A adesão ou rejeição à nova camisa não se dá, portanto, apenas com base na estética ou no gosto pessoal, mas está profundamente ancorada em processos cognitivos e emocionais que relacionam símbolos visuais à identidade, pertencimento e posicionamento político. Nesse cenário, empresas como a Nike, ao desenvolverem produtos com forte carga simbólica, tornam-se, ainda que indiretamente, participantes do debate político contemporâneo. É o que Naomi Klein (2000) define como “branding cultural”, onde as marcas deixam de vender apenas produtos e passam a vender significados, valores e pertencimentos.

Por fim, essa discussão revela como o consumo, mesmo quando voltado ao entretenimento esportivo, está cada vez mais entrelaçado com o campo político e social. A camisa vermelha da Seleção, antes de ser vestida por jogadores, já foi revestida de narrativas, disputas e interpretações – reflexo de um país onde até os símbolos esportivos precisam escolher um lado.

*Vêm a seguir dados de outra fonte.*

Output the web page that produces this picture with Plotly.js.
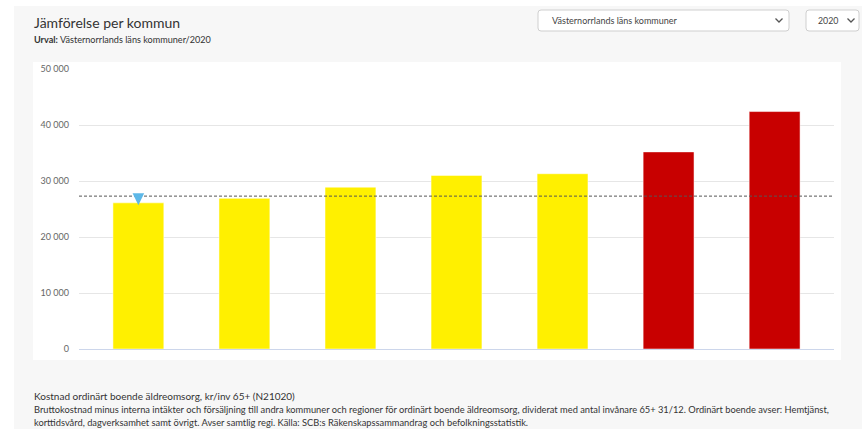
<!DOCTYPE html>
<html>
<head>
<meta charset="utf-8">
<script src="https://cdn.plot.ly/plotly-3.0.1.min.js"></script>
<style>html,body{margin:0;padding:0;background:#fff;}#chart{width:866px;height:429px;}</style>
</head>
<body>
<div id="chart"></div>
<script>
// ---- data ----
var categories = ["Kommun 1", "Kommun 2", "Kommun 3", "Kommun 4", "Kommun 5", "Kommun 6", "Kommun 7"];
var values = [26100, 26900, 28900, 31000, 31300, 35200, 42400];
var barStatus = ["mid", "mid", "mid", "mid", "mid", "high", "high"];
var averageValue = 27300;
var selectedIndex = 0;
var yTickValues = [0, 10000, 20000, 30000, 40000, 50000];
var yTickLabels = ["0", "10 000", "20 000", "30 000", "40 000", "50 000"];

var titleText = "Jämförelse per kommun";
var subtitleText = "<b>Urval:</b> Västernorrlands läns kommuner/2020";
var dropdownRegion = "Västernorrlands läns kommuner";
var dropdownYear = "2020";
var measureTitle = "Kostnad ordinärt boende äldreomsorg, kr/inv 65+ (N21020)";
var descLine1 = "Bruttokostnad minus interna intäkter och försäljning till andra kommuner och regioner för ordinärt boende äldreomsorg, dividerat med antal invånare 65+ 31/12. Ordinärt boende avser: Hemtjänst,";
var descLine2 = "korttidsvård, dagverksamhet samt övrigt. Avser samtlig regi. Källa: SCB:s Räkenskapssammandrag och befolkningsstatistik.";

// ---- styles ----
var statusColors = {mid: "#fff000", high: "#c80000"};
var FONT = "Lato, 'Open Sans', sans-serif";

// plot area in pixels
var L = 79, R = 834, T = 69, B = 349;
function px(x) { return (x - L) / (R - L); }
function py(y) { return (B - y) / (B - T); }
function roundRect(x0, y0, x1, y1, r) {
  var X0 = px(x0), X1 = px(x1), Y0 = py(y0), Y1 = py(y1);
  var rx = r / (R - L), ry = r / (B - T);
  return "M" + (X0 + rx) + "," + Y0 + " L" + (X1 - rx) + "," + Y0 +
    " Q" + X1 + "," + Y0 + " " + X1 + "," + (Y0 - ry) +
    " L" + X1 + "," + (Y1 + ry) + " Q" + X1 + "," + Y1 + " " + (X1 - rx) + "," + Y1 +
    " L" + (X0 + rx) + "," + Y1 + " Q" + X0 + "," + Y1 + " " + X0 + "," + (Y1 + ry) +
    " L" + X0 + "," + (Y0 - ry) + " Q" + X0 + "," + Y0 + " " + (X0 + rx) + "," + Y0 + " Z";
}
function chevron(cx, cy) {
  return "M" + px(cx - 3.5) + "," + py(cy - 2) + " L" + px(cx) + "," + py(cy + 1.5) + " L" + px(cx + 3.5) + "," + py(cy - 2);
}

var barTrace = {
  type: "bar",
  x: categories,
  y: values,
  width: 0.48,
  marker: {color: barStatus.map(function (s) { return statusColors[s]; }),
           line: {color: "rgba(255,255,255,0.5)", width: 1}},
  hoverinfo: "x+y",
  showlegend: false
};

var shapes = [
  {type: "rect", xref: "paper", yref: "paper", layer: "below", x0: px(14), x1: px(862), y0: py(440), y1: py(6),
   fillcolor: "#f7f7f7", line: {width: 0}},
  {type: "rect", xref: "paper", yref: "paper", layer: "below", x0: px(33), x1: px(841), y0: py(360), y1: py(62),
   fillcolor: "#ffffff", line: {width: 0}},
  {type: "path", xref: "paper", yref: "paper", layer: "below", path: roundRect(538, 10, 789, 31, 3),
   fillcolor: "#ffffff", line: {color: "#cfcfcf", width: 1}},
  {type: "path", xref: "paper", yref: "paper", layer: "below", path: roundRect(806, 10, 859, 31, 3),
   fillcolor: "#ffffff", line: {color: "#cfcfcf", width: 1}},
  {type: "path", xref: "paper", yref: "paper", path: chevron(779, 20.5), line: {color: "#555", width: 1.3}},
  {type: "path", xref: "paper", yref: "paper", path: chevron(851, 20.5), line: {color: "#555", width: 1.3}},
  {type: "line", xref: "paper", yref: "y", x0: 0, x1: 1, y0: averageValue, y1: averageValue,
   line: {color: "#555555", width: 1, dash: "3px,2px"}},
  // selected-kommun marker: pixel-sized triangle anchored at the selected bar's value
  {type: "path", xref: "x", yref: "y", xsizemode: "pixel", ysizemode: "pixel",
   xanchor: selectedIndex, yanchor: values[selectedIndex],
   path: "M-5.8,9.5 L5.8,9.5 L0,-2.5 Z", fillcolor: "#5db8e8", line: {width: 0}}
];

function ann(text, x, y, size, color) {
  return {text: text, xref: "paper", yref: "paper", x: px(x), y: py(y), xanchor: "left", yanchor: "middle",
    showarrow: false, font: {family: FONT, size: size, color: color}};
}
var annotations = [
  ann(titleText, 32, 23, 14, "#333333"),
  ann(subtitleText, 32, 40, 9.1, "#333333"),
  ann(dropdownRegion, 550, 20.5, 9, "#444444"),
  ann(dropdownYear, 816, 20.5, 8.8, "#444444"),
  ann(measureTitle, 32, 396, 10, "#333333"),
  ann(descLine1, 32, 409, 9.3, "#333333"),
  ann(descLine2, 32, 422, 9.3, "#333333")
];

var layout = {
  width: 866, height: 429,
  margin: {l: L, r: 866 - R, t: T, b: 429 - B, pad: 0},
  paper_bgcolor: "#ffffff",
  plot_bgcolor: "rgba(0,0,0,0)",
  separators: ", ",
  xaxis: {range: [-0.56, 6.56], showticklabels: false, showgrid: false, zeroline: false, showline: false,
          ticks: "", fixedrange: true},
  yaxis: {range: [0, 50000], tickvals: yTickValues, ticktext: yTickLabels, showgrid: true, gridcolor: "#e6e6e6",
          gridwidth: 1, zeroline: true, zerolinecolor: "#ccd6eb", zerolinewidth: 1, showline: false, ticks: "",
          ticklabelstandoff: 9, tickfont: {family: FONT, size: 9, color: "#666666"}, fixedrange: true},
  shapes: shapes,
  annotations: annotations,
  showlegend: false
};

Plotly.newPlot("chart", [barTrace], layout, {displayModeBar: false, staticPlot: true});
</script>
</body>
</html>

Afinal, qual o problema de fato?

A adoção da camisa vermelha como uniforme alternativo da Seleção Brasileira de Futebol transcende a esfera esportiva e se insere em uma paisagem sociopolítica marcada por disputas simbólicas e polarizações identitárias. Em uma nação historicamente tensionada entre projetos de poder opostos, até mesmo uma peça de vestuário se torna palco de embates ideológicos, nos quais consumidores, políticos, formadores de opinião e marcas disputam a hegemonia narrativa.

A análise aqui proposta demonstra que, tanto do ponto de vista da comunicação política quanto sob a ótica da neurociência do consumo, a cor vermelha é carregada de significados culturais, históricos e emocionais e, assim como outras cores jamais será neutra. Ao contrário, ela ativa repertórios simbólicos profundos, que envolvem identidade, afiliação partidária, pertencimento étnico e resistência social. Assim, é natural que a sua aplicação em um uniforme com forte valor patriótico e emocional gere reações intensas, tanto de acolhimento quanto de rejeição.

A justificativa institucional da CBF e da Nike é de que a nova camisa homenageia os povos originários do Brasil e o pau-brasil, árvore que deu nome ao país, o que é legítima e culturalmente relevante. No entanto, não se pode ignorar que a escolha do vermelho, em meio a um cenário nacional fortemente polarizado, carrega consigo o risco (ou a intencionalidade comercial) de ser percebida como um gesto político. Essa ambiguidade de intenções levanta um questionamento central: trata-se de uma iniciativa genuína de valorização da diversidade e da ancestralidade brasileira ou de uma estratégia de marketing calcada na exploração de tensões sociopolíticas contemporâneas?

Nesse sentido, mais do que buscar respostas unívocas, é necessário promover uma reflexão crítica sobre o papel das marcas, dos símbolos nacionais e dos dispositivos comunicacionais em uma democracia. Em uma sociedade em que tudo comunica, é fundamental que o consumo cultural, esportivo ou comercial seja analisado também sob a ótica de suas implicações ideológicas e afetivas. A camisa vermelha da Seleção, portanto, é mais do que um uniforme: é um espelho das contradições, esperanças e conflitos de um Brasil em disputa.